11 de Nov de 2010 - 15h50min

Difícil despedida
Oh! Bendito o que semeia/ Livros... livros à mão-cheia.../ E manda o povo pensar!/O livro caindo n`alma/ É gérmen - que faz a palma,/ É chuva - que faz o mar. (Castro Alves)Andam alardeando as cassandras do apocalipse que o livro de papel está moribundo. Uma pesquisa divulgada pelo jornal “O estado de S. Paulo” revela que muitas crianças gostariam de ler suas obras preferidas digitalizadas. 25% das crianças ouvidas já leram um livro em parelho digital. Entre 9 e 17 anos, 57% estariam interessadas em fazer o mesmo.

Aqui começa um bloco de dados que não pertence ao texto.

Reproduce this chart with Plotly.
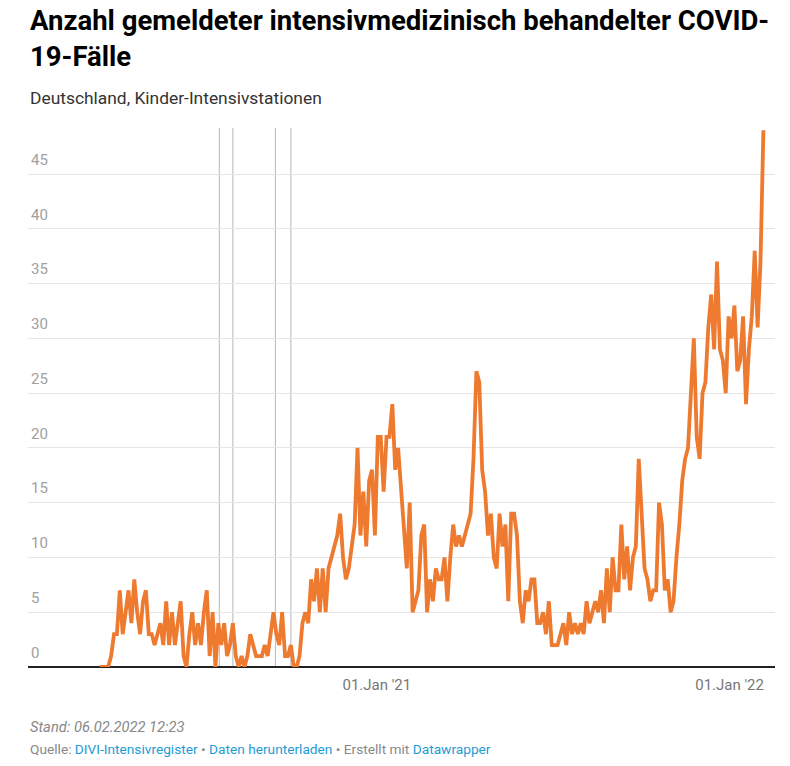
import pandas as pd
import plotly.graph_objects as go

# daily series, one value every 3 days
start_date = "2020-03-20"
step_days = 3
cases = [
    0, 0, 0, 0, 1, 3, 3, 7, 3, 5,
    7, 4, 8, 5, 3, 6, 7, 3, 3, 2,
    3, 4, 2, 6, 2, 5, 2, 4, 6, 1,
    0, 3, 5, 2, 4, 2, 5, 7, 1, 5,
    0, 4, 2, 4, 1, 2, 4, 1, 0, 1,
    0, 1, 3, 2, 1, 1, 1, 2, 1, 3,
    5, 3, 2, 5, 1, 1, 2, 0, 0, 1,
    4, 5, 4, 8, 6, 9, 5, 9, 5, 9,
    10, 11, 12, 14, 10, 8, 9, 11, 13, 20,
    12, 16, 11, 17, 18, 12, 21, 21, 16, 21,
    21, 24, 18, 20, 16, 12, 9, 15, 5, 6,
    7, 12, 13, 5, 8, 6, 9, 8, 8, 10,
    6, 10, 13, 11, 12, 11, 12, 13, 14, 19,
    27, 26, 18, 16, 12, 14, 10, 9, 14, 11,
    13, 6, 14, 14, 12, 6, 4, 7, 6, 8,
    8, 4, 4, 5, 3, 6, 2, 2, 2, 3,
    4, 2, 5, 3, 4, 3, 4, 3, 6, 4,
    5, 6, 5, 7, 4, 9, 5, 10, 7, 7,
    13, 8, 11, 7, 10, 11, 19, 14, 9, 8,
    6, 7, 7, 15, 13, 7, 8, 5, 6, 10,
    13, 17, 19, 20, 25, 30, 21, 19, 25, 26,
    31, 34, 29, 37, 29, 28, 25, 32, 30, 33,
    27, 28, 32, 24, 29, 32, 38, 31, 37, 49,
]
dates = pd.date_range(start_date, periods=len(cases), freq=f"{step_days}D")

marker_dates = ["2020-07-22", "2020-08-05", "2020-09-18", "2020-10-04"]
y_ticks = [0, 5, 10, 15, 20, 25, 30, 35, 40, 45]
x_tick_dates = ["2021-01-01", "2022-01-01"]
x_tick_labels = ["01.Jan '21", "01.Jan '22"]

FONT = "Roboto, 'Noto Sans', sans-serif"
LINK = "#1d9bd6"
GREY = "#888888"

fig = go.Figure()
fig.add_trace(go.Scatter(
    x=dates,
    y=cases,
    mode="lines",
    line=dict(color="#ee7a30", width=3.8),
    hoverinfo="skip",
))

for d in marker_dates:
    fig.add_shape(type="line", xref="x", yref="paper", x0=d, x1=d, y0=0, y1=1,
                  line=dict(color="#b8b8b8", width=1), layer="below")


def py(px):
    # pixel row -> paper y (plot spans 128..667)
    return (667 - px) / 539


annotations = [
    dict(text="<b>Anzahl gemeldeter intensivmedizinisch behandelter COVID-<br>19-Fälle</b>",
         x=0, y=py(2), yanchor="top", font=dict(size=27.5, color="#000000")),
    dict(text="Deutschland, Kinder-Intensivstationen",
         x=0, y=py(98), yanchor="middle", font=dict(size=17.4, color="#333333")),
    dict(text="<i>Stand: 06.02.2022 12:23</i>",
         x=0, y=py(727), yanchor="middle", font=dict(size=14.7, color=GREY)),
    dict(text=("Quelle: <span style='color:%s'>DIVI-Intensivregister</span> • "
               "<span style='color:%s'>Daten herunterladen</span> • Erstellt mit "
               "<span style='color:%s'>Datawrapper</span>") % (LINK, LINK, LINK),
         x=0, y=py(749), yanchor="middle", font=dict(size=13.7, color=GREY)),
]
for a in annotations:
    a.update(xref="paper", yref="paper", xanchor="left", showarrow=False, align="left")

fig.update_layout(
    width=790,
    height=766,
    margin=dict(l=28, r=15, t=128, b=99),
    paper_bgcolor="white",
    plot_bgcolor="white",
    font=dict(family=FONT),
    showlegend=False,
    annotations=annotations,
)
fig.update_xaxes(
    range=["2020-01-06", "2022-02-17"],
    tickvals=x_tick_dates,
    ticktext=x_tick_labels,
    tickfont=dict(size=15, color="#777777"),
    ticklabelstandoff=7,
    showgrid=False,
    zeroline=False,
    showline=False,
    ticks="",
)
fig.update_yaxes(
    range=[0, 49.2],
    tickvals=y_ticks,
    ticklabelposition="inside top",
    ticklabelshift=-4,
    tickfont=dict(size=15, color="#a0a0a0"),
    gridcolor="#e5e5e5",
    gridwidth=1,
    zeroline=True,
    zerolinecolor="#222222",
    zerolinewidth=1.5,
    showline=False,
    ticks="",
)

fig.write_html("out.html", config={"displayModeBar": False},
               post_script="document.body.style.margin='0';document.body.style.overflow='hidden';")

A nova versão do livro é o e.book, sem papel, sem cheiro de tinta, sem virar de páginas, sem cantos dobrados para marcar o trecho já lido. As arautas de más novas assustam gente da minha idade. Imagino que as novas gerações não prantearão o desaparecimento desse objeto quase sagrado para a minha.
O escritor argentino Jorge Luis Borges declarou, certa vez, emocionado: “o maior acontecimento de minha vida foi, sem sombra de dúvida, a biblioteca de meu pai". No conto “Felicidade Clandestina”, Clarice Lispector narra, de forma primorosa, o sofrimento de uma menina pobre cujo sonho era ler “Reinações de Narizinho”. No final da narrativa, após ter conseguido seu tão desejado exemplar, a menina permanece abraçada ao livro, em êxtase, sem abri-lo por um bom tempo, tão grande eram o respeito e admiração pelo tesouro recém-adquirido.
Faço parte de uma geração que sabia que o livro era um tesouro de informações, emoções, devaneios. E me sinto temerosa de perdê-lo do jeito que o conheci e não o reconhecer, no formato diferente. Roger Chartier, em “A aventura do livro: do leitor ao navegador” enfoca a reorganização do mundo da escrita após o advento da Internet e as mudanças na forma de sua apresentação: do texto manuscrito em rolo de pergaminho para o códice, formato semelhante ao livro moderno impresso; do códice ao livro impresso; do livro impresso ao eletrônico. A cada mudança, imagino, o mesmo sentimento de perda deve ter se instalado no coração de quem ama ler.
Reconheço que não me atraía muito a idéia de ler no computador, com a cansativa luminosidade do monitor, vendo as páginas correrem de cima para baixo, como num pergaminho antigo. A tecnologia hoje já colocou as páginas eletrônicas uma ao lado da outra; a passagem é feita com movimentos que imitam a busca dos dedos pela quina da página.
Estou certa de que me adaptarei e terei o mesmo enlevo ao ler palavras cuidadosamente escolhidas e organizadas, na tela do meu computador. Afinal, quando se ama uma pessoa, ama-se o que ela é e não sua aparência. Da mesma forma, deixarei de lamentar a ausência física do papel, o cheiro e o tatear pelas páginas e me emocionarei com o conteúdo.
Mas... pelo sim, pelo não, manterei como relíquias amadas meus livros de papel, para os dias em que a saudade deles se tornar insuportável.